» EXERCISE BRIEF: Please copy out exactly, and only, the lines between the line with "Emit a web page" and the line with "const yTickLabels = ['-1.5','-1','-0.5','0','0.5','1','1.5'];", both included. Pictures are to be omitted.

**** GIVEN INFORMATION

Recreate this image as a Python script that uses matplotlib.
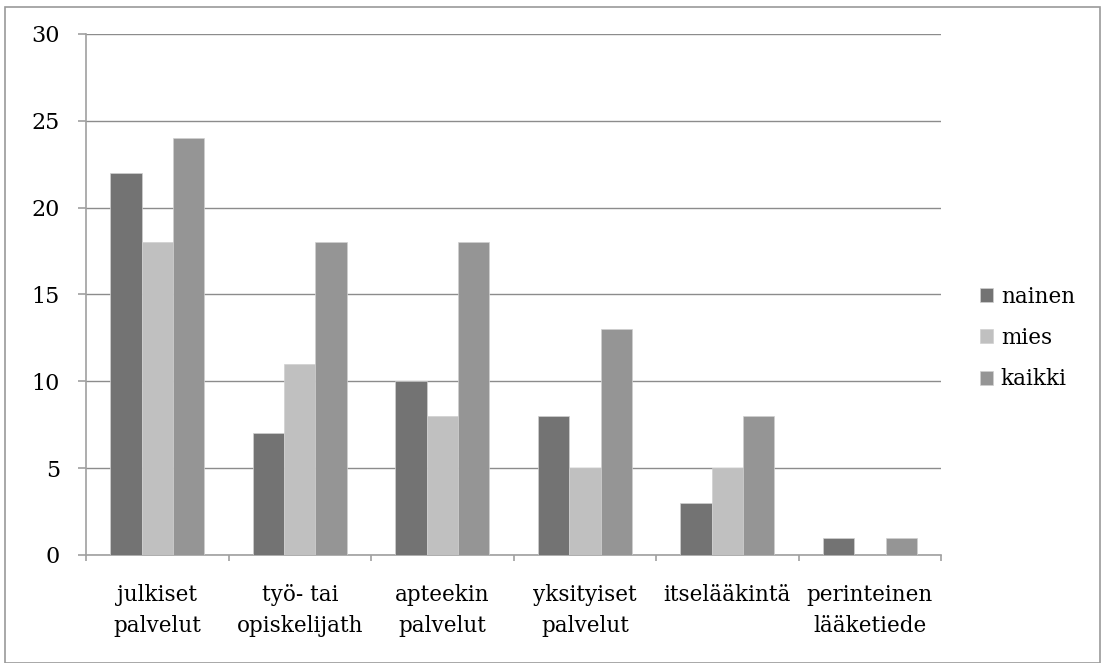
import matplotlib
matplotlib.use("Agg")
import matplotlib.pyplot as plt
import numpy as np
from matplotlib.patches import Rectangle

categories = ["julkiset\npalvelut", "työ- tai\nopiskelijath", "apteekin\npalvelut",
              "yksityiset\npalvelut", "itselääkintä", "perinteinen\nlääketiede"]
series_names = ["nainen", "mies", "kaikki"]
nainen = [22, 7, 10, 8, 3, 1]
mies = [18, 11, 8, 5, 5, 0]
kaikki = [24, 18, 18, 13, 8, 1]
colors = ["#737373", "#c0c0c0", "#959595"]

plt.rcParams['font.family'] = ['DejaVu Serif']
fig = plt.figure(figsize=(11.05, 6.63), dpi=100)
ax = fig.add_axes([0.0778, 0.163, 0.774, 0.786])

x = np.arange(len(categories))
w = 0.22
for i, (vals, name) in enumerate(zip([nainen, mies, kaikki], series_names)):
    ax.bar(x + (i - 1) * w, vals, width=w, color=colors[i], label=name,
           edgecolor="#d0d0d0", linewidth=0.5, zorder=3)

ax.set_xlim(-0.5, len(categories) - 0.5)
ax.set_ylim(0, 30)
ax.set_yticks(range(0, 31, 5))
ax.yaxis.grid(True, color="#8c8c8c", linewidth=1.0, zorder=0)
ax.set_axisbelow(True)
for s in ["top", "right"]:
    ax.spines[s].set_visible(False)
ax.spines["left"].set_color("#a0a0a0")
ax.spines["bottom"].set_color("#a0a0a0")
ax.spines["left"].set_linewidth(1.2)
ax.spines["bottom"].set_linewidth(1.2)

ax.set_xticks(x)
ax.set_xticklabels(categories, fontsize=15.5, linespacing=1.55)
ax.tick_params(axis="x", length=0, pad=21)
ax.set_xticks(np.arange(-0.5, len(categories), 1.0), minor=True)
ax.tick_params(axis="x", which="minor", length=4.5, color="#a0a0a0", width=1.2)
ax.tick_params(axis="y", length=5.8, color="#a0a0a0", width=1.2, labelsize=16, pad=13)

leg = ax.legend(loc="center left", bbox_to_anchor=(1.023, 0.4165), frameon=False,
                fontsize=15.5, handlelength=0.6, handleheight=0.6, handletextpad=0.35,
                labelspacing=0.9)

fig.patches.append(Rectangle((5 / 1105, 0.0), 1095 / 1105, 1 - 7 / 663,
                             transform=fig.transFigure, fill=False,
                             edgecolor="#9a9a9a", linewidth=1.2))
fig.savefig("out.png", dpi=100)
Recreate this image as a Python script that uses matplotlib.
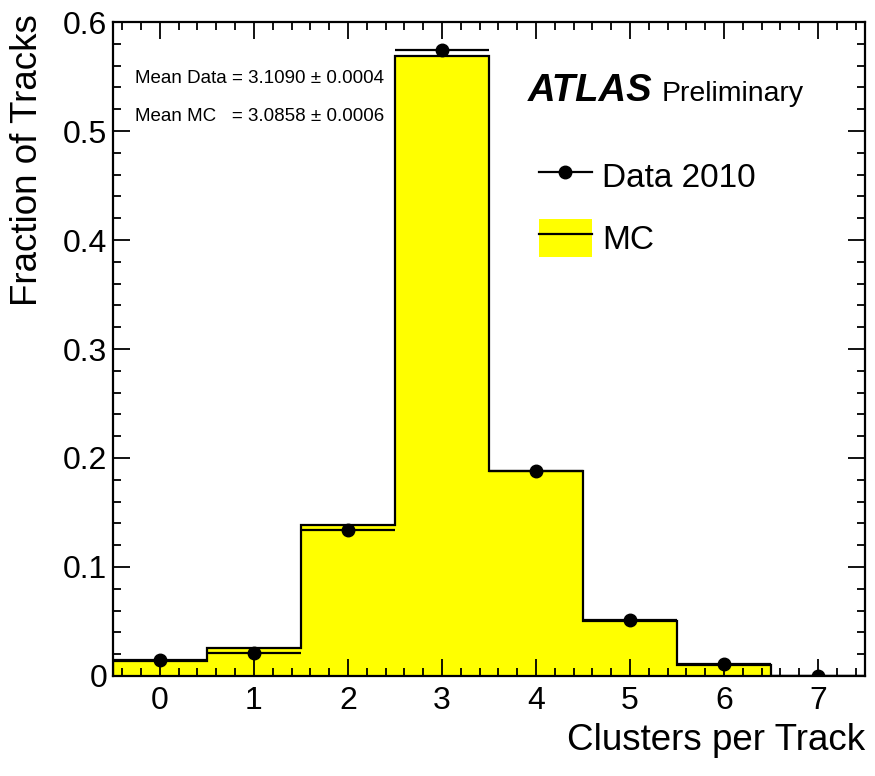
import numpy as np
import matplotlib
matplotlib.use('Agg')
import matplotlib.pyplot as plt
from matplotlib.lines import Line2D
from matplotlib.patches import Patch
from matplotlib.ticker import MultipleLocator

plt.rcParams['font.family'] = ['Liberation Sans', 'DejaVu Sans']

# clusters per track, one bin per integer value
bin_centres = [0, 1, 2, 3, 4, 5, 6, 7]
bin_edges   = [-0.5, 0.5, 1.5, 2.5, 3.5, 4.5, 5.5, 6.5, 7.5]
frac_data   = [0.0145, 0.021, 0.134, 0.574, 0.188, 0.051, 0.011, 0.0003]
frac_mc     = [0.014, 0.0257, 0.1385, 0.569, 0.188, 0.0505, 0.010, 0.0]

mean_data = "Mean Data = 3.1090 \u00b1 0.0004"
mean_mc   = "Mean MC   = 3.0858 \u00b1 0.0006"


def main():
    fig = plt.figure(figsize=(8.75, 7.76), dpi=100)
    ax = fig.add_axes([0.129, 0.1289, 0.8596, 0.8427])

    # MC histogram: yellow fill plus black outline
    ax.stairs(frac_mc, bin_edges, fill=True, color='#ffff00', lw=0)
    ax.stairs(frac_mc, bin_edges, color='black', lw=1.6, baseline=0)

    # data points with bin-width bars
    ax.errorbar(bin_centres, frac_data, xerr=0.5, fmt='o', color='black',
                ms=9, elinewidth=1.6, capsize=0, zorder=5, clip_on=True)

    ax.set_xlim(-0.5, 7.5)
    ax.set_ylim(0, 0.6)
    ax.xaxis.set_major_locator(MultipleLocator(1))
    ax.xaxis.set_minor_locator(MultipleLocator(0.2))
    ax.yaxis.set_minor_locator(MultipleLocator(0.02))
    ax.set_yticks([0, 0.1, 0.2, 0.3, 0.4, 0.5, 0.6])
    ax.set_yticklabels(['0', '0.1', '0.2', '0.3', '0.4', '0.5', '0.6'])

    ax.tick_params(which='both', direction='in', top=True, right=True,
                   width=1.3, colors='black', labelsize=23)
    ax.tick_params(which='major', length=12)
    ax.tick_params(which='minor', length=6)
    ax.tick_params(axis='x', pad=7)
    ax.tick_params(axis='y', pad=4)
    for sp in ax.spines.values():
        sp.set_linewidth(1.6)

    ax.set_xlabel('Clusters per Track', fontsize=26.5, loc='right')
    ax.xaxis.set_label_coords(1.0, -0.072)
    ax.set_ylabel('Fraction of Tracks', fontsize=26.5, loc='top')
    ax.yaxis.set_label_coords(-0.09, 1.012)

    ax.text(0.029, 0.914, mean_data, transform=ax.transAxes, fontsize=13.5,
            va='center', ha='left')
    ax.text(0.029, 0.855, mean_mc, transform=ax.transAxes, fontsize=13.5,
            va='center', ha='left')

    ax.text(0.551, 0.879, 'ATLAS', transform=ax.transAxes, fontsize=27.5,
            fontweight='bold', fontstyle='italic', va='baseline')
    ax.text(0.730, 0.879, 'Preliminary', transform=ax.transAxes, fontsize=20.5,
            va='baseline')

    h_data = Line2D([], [], color='black', marker='o', ms=9, lw=1.6)
    h_mc = (Patch(facecolor='#ffff00', edgecolor='none'),
            Line2D([], [], color='black', lw=1.6))
    ax.legend([h_data, h_mc], ['Data 2010', 'MC'], loc='upper left',
              bbox_to_anchor=(0.566, 0.794), frameon=False, fontsize=24,
              handlelength=1.6, handleheight=1.4, labelspacing=0.7,
              handletextpad=0.3, borderaxespad=0, borderpad=0)

    fig.savefig('out.png', dpi=100)


if __name__ == "__main__":
    main()
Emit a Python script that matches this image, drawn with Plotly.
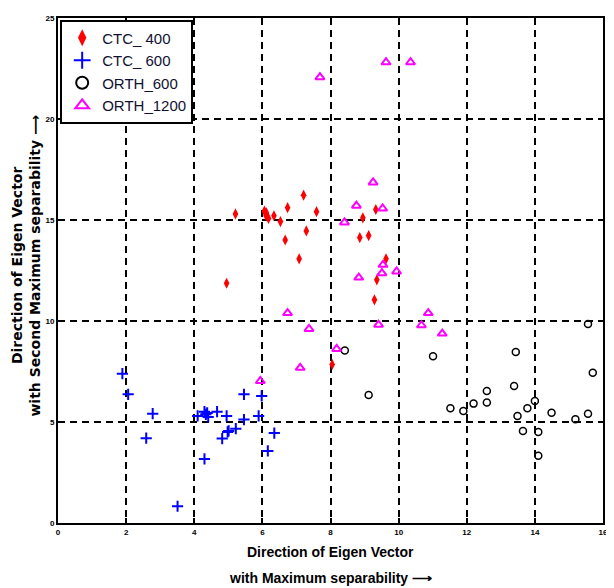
import plotly.graph_objects as go

# ---- data ----
ctc400_x = [4.95, 5.21, 6.06, 6.11, 6.18, 6.34, 6.53, 6.67, 6.74, 7.08, 7.21, 7.29, 7.59,
            8.05, 8.95, 9.33, 8.86, 9.12, 9.63, 9.36, 9.29, 6.12]
ctc400_y = [11.87, 15.30, 15.44, 15.21, 15.08, 15.21, 14.92, 14.01, 15.61, 13.08, 16.23, 14.46, 15.41,
            7.85, 15.11, 15.52, 14.13, 14.23, 13.08, 12.04, 11.05, 15.35]

ctc600_x = [1.89, 2.06, 2.78, 2.59, 3.51, 4.10, 4.30, 4.34, 4.41, 4.30, 4.67, 4.95, 4.82, 4.98,
            5.01, 5.22, 5.46, 5.46, 5.89, 5.98, 6.35, 6.16, 4.38]
ctc600_y = [7.39, 6.37, 5.41, 4.20, 0.83, 5.30, 5.51, 5.38, 5.25, 3.17, 5.51, 5.30, 4.18, 4.51,
            4.56, 4.67, 6.37, 5.12, 5.30, 6.29, 4.45, 3.57, 5.45]

orth600_x = [8.42, 9.12, 11.01, 11.52, 11.90, 12.20, 12.59, 12.59, 13.44, 13.39, 13.49, 13.65,
             13.78, 14.00, 14.10, 14.10, 14.49, 15.19, 15.56, 15.56, 15.70]
orth600_y = [8.54, 6.34, 8.26, 5.68, 5.55, 5.91, 6.53, 5.96, 8.47, 6.78, 5.30, 4.56,
             5.68, 6.04, 4.51, 3.33, 5.46, 5.14, 5.41, 9.85, 7.44]

orth1200_x = [5.94, 6.74, 7.11, 7.37, 7.69, 8.18, 8.41, 8.76, 8.83, 9.25, 9.41, 9.51, 9.54, 9.53,
              9.63, 9.94, 10.35, 10.67, 10.87, 11.28]
orth1200_y = [7.03, 10.39, 7.68, 9.61, 22.07, 8.62, 14.88, 15.71, 12.15, 16.86, 9.82, 12.37, 12.78, 15.57,
              22.81, 12.45, 22.81, 9.79, 10.39, 9.38]

x_ticks = [0, 2, 4, 6, 8, 10, 12, 14, 16]
y_ticks = [0, 5, 10, 15, 20, 25]

fig = go.Figure()
fig.add_trace(go.Scatter(x=ctc400_x, y=ctc400_y, mode="markers", name="CTC_ 400",
                         marker=dict(symbol="diamond-tall", size=8, color="#ff0000",
                                     line=dict(width=0))))
fig.add_trace(go.Scatter(x=ctc600_x, y=ctc600_y, mode="markers", name="CTC_ 600",
                         marker=dict(symbol="cross-thin", size=8, color="#0000ff",
                                     line=dict(width=2, color="#0000ff"))))
fig.add_trace(go.Scatter(x=orth600_x, y=orth600_y, mode="markers", name="ORTH_600",
                         marker=dict(symbol="circle-open", size=7, color="#000000",
                                     line=dict(width=1.5, color="#000000"))))
fig.add_trace(go.Scatter(x=orth1200_x, y=orth1200_y, mode="markers", name="ORTH_1200",
                         marker=dict(symbol="triangle-up-open", size=8, color="#ff00ff",
                                     line=dict(width=2, color="#ff00ff"))))

axis_common = dict(
    showline=True, linewidth=2, linecolor="black", mirror="ticks",
    ticks="inside", ticklen=5, tickwidth=2, tickcolor="black",
    showgrid=True, gridcolor="black", gridwidth=2, griddash="7px,5px",
    zeroline=False,
    tickfont=dict(family="Liberation Sans", size=8, color="black", weight="bold"),
)

fig.update_xaxes(range=[0, 16], tickvals=x_ticks, ticktext=[str(v) for v in x_ticks], **axis_common)
fig.update_yaxes(range=[0, 25], tickvals=y_ticks, ticktext=[str(v) for v in y_ticks], **axis_common)

title_font = dict(family="Liberation Sans", size=14, color="black", weight="bold")
ytitle_font = dict(family="DejaVu Sans", size=14, color="black", weight="bold")

fig.update_layout(
    width=606, height=580,
    margin=dict(l=50, r=6, t=8, b=65),
    plot_bgcolor="white", paper_bgcolor="white",
    showlegend=True,
    legend=dict(x=0.004, y=0.997, xanchor="left", yanchor="top",
                bgcolor="white", bordercolor="black", borderwidth=2,
                font=dict(family="Liberation Sans", size=15, color="#111133"),
                itemsizing="constant"),
    annotations=[
        dict(text="Direction of Eigen Vector", xref="paper", yref="paper",
             x=0.5, y=-0.058, xanchor="center", yanchor="middle",
             showarrow=False, font=title_font),
        dict(text="with Maximum separability \u27f6", xref="paper", yref="paper",
             x=0.5, y=-0.108, xanchor="center", yanchor="middle",
             showarrow=False, font=title_font),
        dict(text="Direction of Eigen Vector", xref="paper", yref="paper",
             x=-0.075, y=0.511, xanchor="center", yanchor="middle", textangle=-90,
             showarrow=False, font=ytitle_font),
        dict(text="with Second Maximum separability \u27f6", xref="paper", yref="paper",
             x=-0.042, y=0.51, xanchor="center", yanchor="middle", textangle=-90,
             showarrow=False, font=ytitle_font),
    ],
)

fig.write_html("out.html")
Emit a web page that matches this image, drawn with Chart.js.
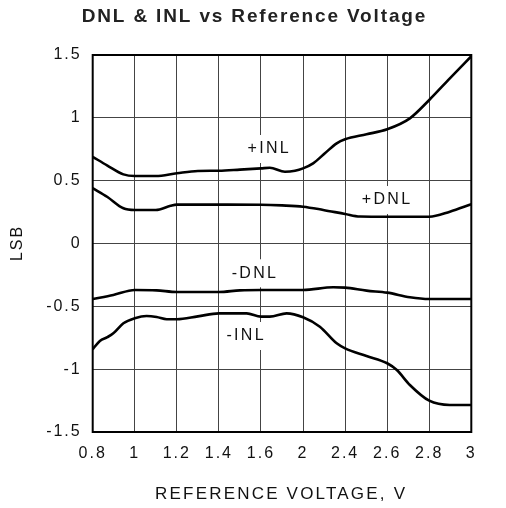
<!DOCTYPE html>
<html><head><meta charset="utf-8">
<script src="https://cdn.jsdelivr.net/npm/chart.js@4/dist/chart.umd.min.js"></script>
<style>html,body{margin:0;padding:0;background:#fff;}canvas{display:block;}</style>
</head><body>
<canvas id="c" width="506" height="508"></canvas>
<script>
const chartTitle = 'DNL & INL vs Reference Voltage';
const xTitle = 'REFERENCE VOLTAGE, V';
const yTitle = 'LSB';
const xTickLabels = ['0.8','1','1.2','1.4','1.6','2','2.4','2.6','2.8','3'];
const yTickLabels = ['-1.5','-1','-0.5','0','0.5','1','1.5'];

// positions along the (evenly spaced) category grid, and LSB values
const plusINL_x = [0, 0.35, 0.73, 1, 1.5, 2, 2.5, 3, 3.5, 4, 4.21, 4.57, 4.81, 5, 5.24, 5.52, 5.8, 6, 6.51, 7, 7.54, 8, 8.49, 9];
const plusINL_y = [0.69, 0.62, 0.55, 0.537, 0.537, 0.559, 0.577, 0.579, 0.588, 0.598, 0.603, 0.571, 0.579, 0.598, 0.638, 0.718, 0.797, 0.829, 0.869, 0.909, 0.996, 1.142, 1.314, 1.49];

const plusDNL_x = [0, 0.35, 0.73, 1, 1.5, 1.85, 2, 3, 4, 4.5, 5, 5.48, 6, 6.35, 7, 8, 8.49, 9];
const plusDNL_y = [0.44, 0.37, 0.28, 0.267, 0.267, 0.30, 0.309, 0.309, 0.308, 0.303, 0.293, 0.267, 0.235, 0.215, 0.213, 0.213, 0.253, 0.312];

const minusDNL_x = [0, 0.49, 1, 1.52, 2, 3, 3.5, 4, 5, 5.72, 6, 6.51, 7, 7.54, 8, 9];
const minusDNL_y = [-0.442, -0.41, -0.37, -0.373, -0.386, -0.386, -0.373, -0.37, -0.37, -0.348, -0.351, -0.375, -0.391, -0.428, -0.442, -0.442];

const minusINL_x = [0, 0.17, 0.35, 0.49, 0.73, 1, 1.28, 1.52, 1.76, 2, 2.5, 3, 3.66, 4, 4.21, 4.61, 5, 5.4, 5.8, 6, 6.51, 7, 7.23, 7.54, 8, 8.49, 9];
const minusINL_y = [-0.842, -0.775, -0.745, -0.715, -0.635, -0.595, -0.577, -0.585, -0.603, -0.603, -0.58, -0.556, -0.556, -0.582, -0.582, -0.556, -0.587, -0.662, -0.794, -0.834, -0.895, -0.953, -1.007, -1.126, -1.251, -1.285, -1.285];

const curveLabels = ['+INL', '+DNL', '-DNL', '-INL'];
const curveLabelX = [4.17, 6.97, 3.83, 3.62];
const curveLabelY = [0.752, 0.346, -0.237, -0.736];

const FONT = "'Liberation Sans', Arial, Helvetica, sans-serif";
const TXT = '#111';
const TICK_SP = 2;

function pts(xs, ys) { return xs.map((x, i) => ({x: x, y: ys[i]})); }

function spacedText(ctx, text, x, y, sp) {
  ctx.letterSpacing = sp + 'px';
  ctx.fillText(text, x + sp / 2, y);
}

const deco = {
  id: 'deco',
  beforeUpdate(chart) { chart.ctx.letterSpacing = TICK_SP + 'px'; },
  beforeDraw(chart) {
    const ctx = chart.ctx;
    ctx.letterSpacing = TICK_SP + 'px';
    ctx.save();
    ctx.fillStyle = '#fff';
    ctx.fillRect(0, 0, chart.width, chart.height);
    ctx.restore();
  },
  beforeDatasetsDraw(chart) {
    const ctx = chart.ctx, xs = chart.scales.x, ys = chart.scales.y;
    ctx.save();
    ctx.font = '16px ' + FONT;
    ctx.letterSpacing = '2.3px';
    ctx.textAlign = 'center';
    ctx.textBaseline = 'middle';
    curveLabels.forEach((t, i) => {
      const px = xs.getPixelForValue(curveLabelX[i]);
      const py = ys.getPixelForValue(curveLabelY[i]);
      const w = ctx.measureText(t).width + 6;
      ctx.fillStyle = '#fff';
      ctx.fillRect(px - w / 2, py - 14, w, 28);
      ctx.fillStyle = TXT;
      ctx.fillText(t, px + 1.15, py);
    });
    ctx.restore();
  },
  afterDraw(chart) {
    const ctx = chart.ctx, a = chart.chartArea;
    ctx.save();
    ctx.strokeStyle = '#000';
    ctx.lineWidth = 2;
    ctx.strokeRect(a.left, a.top, a.right - a.left, a.bottom - a.top);
    ctx.textAlign = 'center';
    ctx.textBaseline = 'middle';
    ctx.font = 'bold 19px ' + FONT;
    ctx.fillStyle = '#222';
    spacedText(ctx, chartTitle, 253.5, 17, 1.85);
    ctx.font = '17px ' + FONT;
    ctx.fillStyle = TXT;
    spacedText(ctx, xTitle, 280, 494, 2.2);
    ctx.save();
    ctx.translate(18, 244);
    ctx.rotate(-Math.PI / 2);
    ctx.font = '16px ' + FONT;
    spacedText(ctx, yTitle, 0, 0, 2);
    ctx.restore();
    ctx.restore();
  }
};

const lineStyle = {borderColor: '#000', borderWidth: 2.6, pointRadius: 0, fill: false, cubicInterpolationMode: 'monotone'};

new Chart(document.getElementById('c'), {
  type: 'line',
  data: {
    datasets: [
      Object.assign({label: '+INL', data: pts(plusINL_x, plusINL_y)}, lineStyle),
      Object.assign({label: '+DNL', data: pts(plusDNL_x, plusDNL_y)}, lineStyle),
      Object.assign({label: '-DNL', data: pts(minusDNL_x, minusDNL_y)}, lineStyle),
      Object.assign({label: '-INL', data: pts(minusINL_x, minusINL_y)}, lineStyle)
    ]
  },
  plugins: [deco],
  options: {
    responsive: false,
    animation: false,
    devicePixelRatio: 1,
    layout: {padding: {top: 55, right: 34.7, left: 0, bottom: 0}},
    plugins: {legend: {display: false}, tooltip: {enabled: false}, title: {display: false}},
    scales: {
      x: {
        type: 'linear', min: 0, max: 9,
        ticks: {stepSize: 1, autoSkip: false, maxRotation: 0, padding: 12, color: TXT,
                font: {family: FONT, size: 16},
                callback: (v) => xTickLabels[Math.round(v)]},
        grid: {color: '#444', lineWidth: 1, drawTicks: false},
        border: {display: false},
        afterFit(s) { s.height = 76; }
      },
      y: {
        type: 'linear', min: -1.5, max: 1.5,
        ticks: {stepSize: 0.5, padding: 11, color: TXT, font: {family: FONT, size: 16},
                callback: (v, i) => yTickLabels[i]},
        grid: {color: '#444', lineWidth: 1, drawTicks: false},
        border: {display: false},
        afterFit(s) { s.width = 92.7; }
      }
    }
  }
});
</script>
</body></html>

********

» SOLUTION TO THE PROBLEM:
Emit a web page that matches this image, drawn with Chart.js.
<!DOCTYPE html>
<html><head><meta charset="utf-8">
<script src="https://cdn.jsdelivr.net/npm/chart.js@4/dist/chart.umd.min.js"></script>
<style>html,body{margin:0;padding:0;background:#fff;}canvas{display:block;}</style>
</head><body>
<canvas id="c" width="506" height="508"></canvas>
<script>
const chartTitle = 'DNL & INL vs Reference Voltage';
const xTitle = 'REFERENCE VOLTAGE, V';
const yTitle = 'LSB';
const xTickLabels = ['0.8','1','1.2','1.4','1.6','2','2.4','2.6','2.8','3'];
const yTickLabels = ['-1.5','-1','-0.5','0','0.5','1','1.5'];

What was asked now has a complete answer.